▸ Collected data:
# # # #

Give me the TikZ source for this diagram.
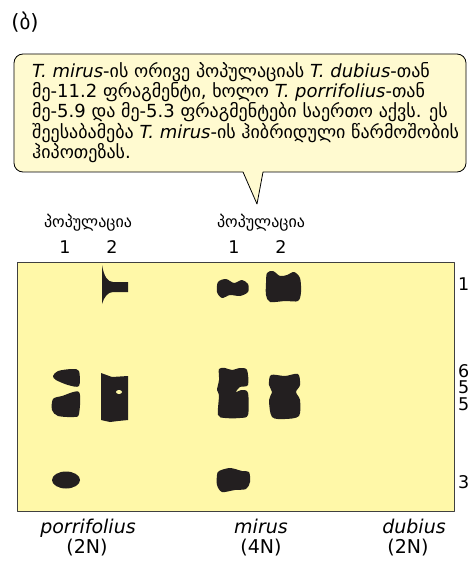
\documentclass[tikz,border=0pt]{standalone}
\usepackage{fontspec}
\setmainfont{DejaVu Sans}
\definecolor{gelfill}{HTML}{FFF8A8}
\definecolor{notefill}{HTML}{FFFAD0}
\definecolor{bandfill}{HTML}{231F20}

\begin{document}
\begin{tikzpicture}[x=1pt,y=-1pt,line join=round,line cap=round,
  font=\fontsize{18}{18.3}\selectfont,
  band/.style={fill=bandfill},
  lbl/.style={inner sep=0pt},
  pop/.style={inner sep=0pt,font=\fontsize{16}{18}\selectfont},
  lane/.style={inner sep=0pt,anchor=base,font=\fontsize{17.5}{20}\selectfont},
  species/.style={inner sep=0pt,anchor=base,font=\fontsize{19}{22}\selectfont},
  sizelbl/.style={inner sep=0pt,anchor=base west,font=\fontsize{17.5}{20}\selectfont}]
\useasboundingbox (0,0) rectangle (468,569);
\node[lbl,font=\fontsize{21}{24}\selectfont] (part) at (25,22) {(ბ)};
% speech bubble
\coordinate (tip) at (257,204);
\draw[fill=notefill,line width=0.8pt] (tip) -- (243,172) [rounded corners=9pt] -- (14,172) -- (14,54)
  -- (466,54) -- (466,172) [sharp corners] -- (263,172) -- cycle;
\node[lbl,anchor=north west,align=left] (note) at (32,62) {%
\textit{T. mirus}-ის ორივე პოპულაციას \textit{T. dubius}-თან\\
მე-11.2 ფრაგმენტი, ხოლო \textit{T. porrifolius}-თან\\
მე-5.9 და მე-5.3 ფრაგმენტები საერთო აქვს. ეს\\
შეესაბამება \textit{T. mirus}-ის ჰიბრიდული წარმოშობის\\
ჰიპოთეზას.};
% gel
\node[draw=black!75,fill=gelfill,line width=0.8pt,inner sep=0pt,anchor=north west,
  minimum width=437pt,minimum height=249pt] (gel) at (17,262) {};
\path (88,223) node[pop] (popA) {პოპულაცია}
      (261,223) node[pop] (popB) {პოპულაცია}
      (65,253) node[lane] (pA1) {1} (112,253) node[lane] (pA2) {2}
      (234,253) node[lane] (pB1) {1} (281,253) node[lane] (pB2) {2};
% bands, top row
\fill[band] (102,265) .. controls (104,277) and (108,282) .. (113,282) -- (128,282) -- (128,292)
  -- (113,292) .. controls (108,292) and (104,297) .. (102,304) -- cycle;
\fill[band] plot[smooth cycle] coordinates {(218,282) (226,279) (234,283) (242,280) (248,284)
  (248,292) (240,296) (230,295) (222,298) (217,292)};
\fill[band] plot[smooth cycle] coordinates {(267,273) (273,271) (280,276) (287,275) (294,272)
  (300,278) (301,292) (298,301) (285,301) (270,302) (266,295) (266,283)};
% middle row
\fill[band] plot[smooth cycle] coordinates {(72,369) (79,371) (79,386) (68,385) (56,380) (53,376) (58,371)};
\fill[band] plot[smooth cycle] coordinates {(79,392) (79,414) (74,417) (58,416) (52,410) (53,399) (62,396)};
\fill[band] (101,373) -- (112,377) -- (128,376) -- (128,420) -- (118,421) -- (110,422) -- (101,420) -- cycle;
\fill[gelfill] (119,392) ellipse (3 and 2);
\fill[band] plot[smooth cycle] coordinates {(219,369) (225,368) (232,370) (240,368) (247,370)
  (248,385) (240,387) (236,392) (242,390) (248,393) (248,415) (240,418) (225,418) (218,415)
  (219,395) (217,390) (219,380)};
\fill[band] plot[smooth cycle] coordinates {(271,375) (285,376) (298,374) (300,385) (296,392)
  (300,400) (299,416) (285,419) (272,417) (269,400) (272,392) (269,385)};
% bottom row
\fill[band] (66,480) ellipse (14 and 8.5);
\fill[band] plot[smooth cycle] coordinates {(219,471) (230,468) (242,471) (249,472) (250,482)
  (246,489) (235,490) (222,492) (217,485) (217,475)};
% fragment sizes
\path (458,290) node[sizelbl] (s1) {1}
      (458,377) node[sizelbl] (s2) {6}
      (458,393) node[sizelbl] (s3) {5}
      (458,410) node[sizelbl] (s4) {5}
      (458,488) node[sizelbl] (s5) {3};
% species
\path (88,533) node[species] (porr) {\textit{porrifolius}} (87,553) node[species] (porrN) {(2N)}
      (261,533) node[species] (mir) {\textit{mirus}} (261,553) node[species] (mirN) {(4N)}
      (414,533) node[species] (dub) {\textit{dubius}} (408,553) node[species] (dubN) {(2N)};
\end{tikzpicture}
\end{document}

# # # #

Extract every line of the data exactly; pictures stay out.

Give me the TikZ source for this diagram.
\documentclass[tikz,border=0pt]{standalone}
\usepackage{fontspec}
\setmainfont{DejaVu Sans}
\definecolor{gelfill}{HTML}{FFF8A8}
\definecolor{notefill}{HTML}{FFFAD0}
\definecolor{bandfill}{HTML}{231F20}

\begin{document}
\begin{tikzpicture}[x=1pt,y=-1pt,line join=round,line cap=round,
  font=\fontsize{18}{18.3}\selectfont,
  band/.style={fill=bandfill},
  lbl/.style={inner sep=0pt},
  pop/.style={inner sep=0pt,font=\fontsize{16}{18}\selectfont},
  lane/.style={inner sep=0pt,anchor=base,font=\fontsize{17.5}{20}\selectfont},
  species/.style={inner sep=0pt,anchor=base,font=\fontsize{19}{22}\selectfont},
  sizelbl/.style={inner sep=0pt,anchor=base west,font=\fontsize{17.5}{20}\selectfont}]
\useasboundingbox (0,0) rectangle (468,569);
\node[lbl,font=\fontsize{21}{24}\selectfont] (part) at (25,22) {(ბ)};
% speech bubble
\coordinate (tip) at (257,204);
\draw[fill=notefill,line width=0.8pt] (tip) -- (243,172) [rounded corners=9pt] -- (14,172) -- (14,54)
  -- (466,54) -- (466,172) [sharp corners] -- (263,172) -- cycle;
\node[lbl,anchor=north west,align=left] (note) at (32,62) {%
\textit{T. mirus}-ის ორივე პოპულაციას \textit{T. dubius}-თან\\
მე-11.2 ფრაგმენტი, ხოლო \textit{T. porrifolius}-თან\\
მე-5.9 და მე-5.3 ფრაგმენტები საერთო აქვს. ეს\\
შეესაბამება \textit{T. mirus}-ის ჰიბრიდული წარმოშობის\\
ჰიპოთეზას.};
% gel
\node[draw=black!75,fill=gelfill,line width=0.8pt,inner sep=0pt,anchor=north west,
  minimum width=437pt,minimum height=249pt] (gel) at (17,262) {};
\path (88,223) node[pop] (popA) {პოპულაცია}
      (261,223) node[pop] (popB) {პოპულაცია}
      (65,253) node[lane] (pA1) {1} (112,253) node[lane] (pA2) {2}
      (234,253) node[lane] (pB1) {1} (281,253) node[lane] (pB2) {2};
% bands, top row
\fill[band] (102,265) .. controls (104,277) and (108,282) .. (113,282) -- (128,282) -- (128,292)
  -- (113,292) .. controls (108,292) and (104,297) .. (102,304) -- cycle;
\fill[band] plot[smooth cycle] coordinates {(218,282) (226,279) (234,283) (242,280) (248,284)
  (248,292) (240,296) (230,295) (222,298) (217,292)};
\fill[band] plot[smooth cycle] coordinates {(267,273) (273,271) (280,276) (287,275) (294,272)
  (300,278) (301,292) (298,301) (285,301) (270,302) (266,295) (266,283)};
% middle row
\fill[band] plot[smooth cycle] coordinates {(72,369) (79,371) (79,386) (68,385) (56,380) (53,376) (58,371)};
\fill[band] plot[smooth cycle] coordinates {(79,392) (79,414) (74,417) (58,416) (52,410) (53,399) (62,396)};
\fill[band] (101,373) -- (112,377) -- (128,376) -- (128,420) -- (118,421) -- (110,422) -- (101,420) -- cycle;
\fill[gelfill] (119,392) ellipse (3 and 2);
\fill[band] plot[smooth cycle] coordinates {(219,369) (225,368) (232,370) (240,368) (247,370)
  (248,385) (240,387) (236,392) (242,390) (248,393) (248,415) (240,418) (225,418) (218,415)
  (219,395) (217,390) (219,380)};
\fill[band] plot[smooth cycle] coordinates {(271,375) (285,376) (298,374) (300,385) (296,392)
  (300,400) (299,416) (285,419) (272,417) (269,400) (272,392) (269,385)};
% bottom row
\fill[band] (66,480) ellipse (14 and 8.5);
\fill[band] plot[smooth cycle] coordinates {(219,471) (230,468) (242,471) (249,472) (250,482)
  (246,489) (235,490) (222,492) (217,485) (217,475)};
% fragment sizes
\path (458,290) node[sizelbl] (s1) {1}
      (458,377) node[sizelbl] (s2) {6}
      (458,393) node[sizelbl] (s3) {5}
      (458,410) node[sizelbl] (s4) {5}
      (458,488) node[sizelbl] (s5) {3};
% species
\path (88,533) node[species] (porr) {\textit{porrifolius}} (87,553) node[species] (porrN) {(2N)}
      (261,533) node[species] (mir) {\textit{mirus}} (261,553) node[species] (mirN) {(4N)}
      (414,533) node[species] (dub) {\textit{dubius}} (408,553) node[species] (dubN) {(2N)};
\end{tikzpicture}
\end{document}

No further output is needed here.